Broad GAO Review Urged After Change in Credit Insurance Law

The debate over the future of mortgage insurance may soon move to a new arena.

Rep. James V. Hansen, R-Utah, said last week that he plans to ask the General Accounting Office to "take a comprehensive look at the mortgage insurance industry and whether alternative, more efficient means of default-loss protection exist."

Rep. Hansen said his request was prompted by a mortgage insurance cancellation law that took effect last Friday and by insurance alternatives announced this year by Fannie Mae and Freddie Mac.

These developments illustrate "the evolution of mortgage insurance's role in the housing finance system," he wrote in a letter to members of Congress.

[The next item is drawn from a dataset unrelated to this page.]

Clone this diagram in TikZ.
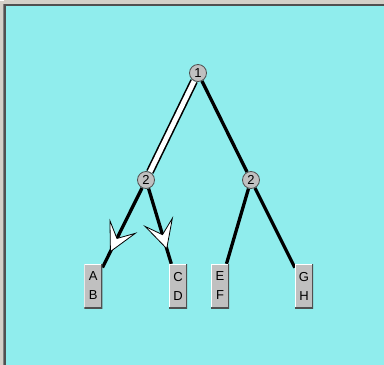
\documentclass[tikz,border=0pt]{standalone}
\usepackage{fontspec}
\setmainfont{Liberation Sans}
\usetikzlibrary{arrows.meta,decorations.markings}
\pgfdeclarelayer{bgfill}
\pgfdeclarelayer{edges}
\pgfsetlayers{bgfill,edges,main}
\definecolor{cyanbg}{RGB}{144,237,237}
\definecolor{wingray}{RGB}{212,208,200}
\definecolor{nodegray}{RGB}{192,192,192}
\definecolor{darkedge}{RGB}{80,80,80}
\tikzset{
  treenode/.style={circle, minimum size=17pt, inner sep=0pt, fill=nodegray,
    draw=darkedge, line width=0.8pt, font=\fontsize{13}{13}\selectfont},
  leafbox/.style={rectangle, minimum width=18pt, minimum height=44pt, inner sep=0pt,
    fill=nodegray, align=center, font=\fontsize{13}{19}\selectfont,
    path picture={
      \draw[white, line width=2pt] (path picture bounding box.south west) |- (path picture bounding box.north east);
      \draw[darkedge, line width=3pt] (path picture bounding box.north east) |- (path picture bounding box.south west);
    }},
  branch/.style={line width=3.3pt, black},
  hilite/.style={line width=1.6pt, black, double=white, double distance=4.8pt},
  arrowed/.style={branch, postaction={decorate}, decoration={markings,
    mark=at position 0.81 with {\arrow{Stealth[length=30pt, width=31pt, inset=14pt, fill=white, line width=0.8pt]}}}}
}
\begin{document}
\begin{tikzpicture}[x=1pt, y=-1pt]
\useasboundingbox (0,0) rectangle (384,365);
\begin{pgfonlayer}{bgfill}
  \fill[wingray] (0,0) rectangle (384,365);
  \fill[cyanbg] (6,6) rectangle (384,365);
  \fill[darkedge] (4,4) rectangle (384,6);
  \fill[darkedge] (4,4) rectangle (6,365);
  \fill[gray] (3,4) rectangle (4,365);
  \fill[white] (0,0) rectangle (4,1);
\end{pgfonlayer}
\node[treenode] (c1) at (198,73) {1};
\node[treenode] (l2) at (146,180) {2};
\node[treenode] (r2) at (251,180) {2};
\node[leafbox] (ab) at (93.3,286) {A\\B};
\node[leafbox] (cd) at (178,286) {C\\D};
\node[leafbox] (ef) at (220,286) {E\\F};
\node[leafbox] (gh) at (304,286) {G\\H};
\begin{pgfonlayer}{edges}
  \draw[hilite] (c1) -- (l2);
  \draw[branch] (c1) -- (r2);
  \draw[arrowed] (l2) -- (ab);
  \draw[arrowed] (l2) -- (cd);
  \draw[branch] (r2) -- (ef);
  \draw[branch] (r2) -- (gh);
\end{pgfonlayer}
\end{tikzpicture}
\end{document}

The proposed GAO review would come as the mortgage insurance industry is being squeezed on all sides.

Private mortgage insurance covers the default risk on low-down-payment home loans. Fannie and Freddie cannot buy loans for more than 80% of a home's purchase price without some kind of credit enhancement.

This year Fannie and Freddie reduced coverage requirements and gave some borrowers the option to buy even less insurance in exchange for a delivery fee that could be paid up-front or incorporated into the loan's interest rate.

Since then, the two government-sponsored enterprises have been at loggerheads with insurers. The insurers charged that the delivery fee amounts to an insurance premium and that Fannie and Freddie are trying to take profits away from private companies.

But the new structures are not the only alternatives to traditional coverage. In recent years insurers have also lost ground to the piggyback loan, which uses a second mortgage in lieu of insurance.

And last year Freddie Mac issued a derivative instrument called Moderns, which transferred the credit risk on $140 million of mortgages to investors. Though those loans were also covered by private insurance, observers said the deal demonstrated yet another alternative to traditional credit enhancement.

The Mortgage Insurance Companies of America said it supports Rep. Hansen's proposal because a GAO study would demonstrate the value of mortgage insurance to taxpayers and homebuyers.

In an internal memorandum, Mica said the proposed study would also give insurers an opportunity to make the case that Fannie and Freddie's insurance plans "circumvent the cancellation law."

This law requires insurers to cancel policies automatically once a borrower's equity in a home has reached 22%, and to cancel upon request for borrowers who have built up 20% equity. Unlike insurance premiums, the delivery fees in the GSEs' structures may not be canceled, Mica noted.

A Freddie Mac spokeswoman dismissed that argument, saying consumers save more even if they pay the delivery fee.

Rep. Hansen, who introduced the cancellation bill in the House in 1997, sits on no committee that deals with housing or finance. The bill became law only after then-Senate Banking Committee Chairman Alfonse D'Amato lent his support.

Thomas McCool, the GAO's director of financial institutions and market issues, said his agency gives greater priority to requests from chairmen and ranking members of relevant committees. Nonranking members of such committees are next in line.